NOTE: Special emphasis needs to be placed on the inside of the tube where the valve set screw threaded hole is and also the transfer port inner edges. Although a little difficult to reach and clean up, unless you do, you can almost bet on cutting the seals when installing the barrel. If the above is done properly, you will never cut another set of o-rings (#2700) while installing the barrel.

On the bottom of the breech you will see where it is beveled to fit the tube. (Just above #1500) Lightly file the sharp raised to create two flat edges about 1/32 inches wide on each side of the port. This provides the seal with a flat surface contact area and chances are you will never blow another breech seal.

As for the breach porting and bolt probe extension, they go hand-in-hand (see mods), but in many people’s opinion, really doesn’t seem to enhance performance enough to justify the extra work. It only adds about 5-10 fps at most and while at the same time, reduces usable shots by using up or dispensing available Co2 much more rapidly.

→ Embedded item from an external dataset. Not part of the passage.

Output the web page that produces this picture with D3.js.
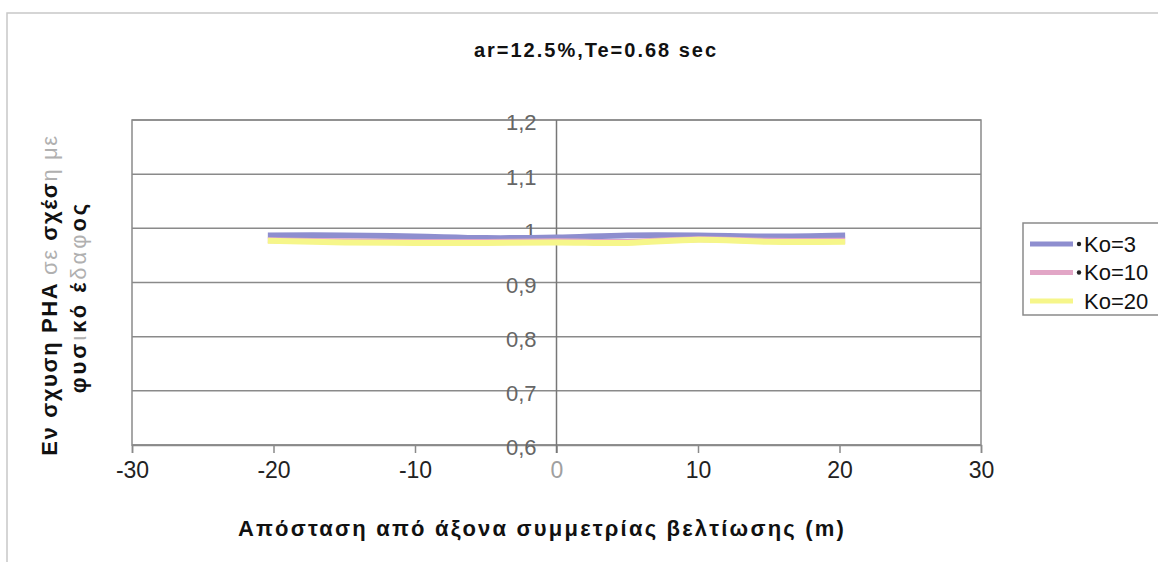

Matching of the breech port to the barrel port is important for smooth uninterrupted flow of Co2 from the breech to the barrel. (See figure 1 B-2)

Now about this valve thingy.

The valve is a two piece assembly that is screwed together. To separate the valve assembly, unscrew the two halves. Unless you were able to loosen the valve in the earlier procedure, it is going to be tight because they are LocTited together, or at least mine were on both QB-78’s. Care must be taken not to damage the surfaces of the valve. I used a piece of rubber hose and held it in a vise and used a flat file edge (until I made the spanner) as a wide screw driver on the end, although any sturdy, flat wide tool/blade can be used. Once it breaks loose it will unscrew easily. Note: when opening the valve, take notice how it is assembled on the inside. Thoroughly clean and lube all of the parts with a fine coat if 100% Dialectic Grease. Install the new seal and reassemble, but do not tighten it completely. Leave the assembly about ½ turn loose. If you tighten it, you will more that likely damage the seal when you install the valve.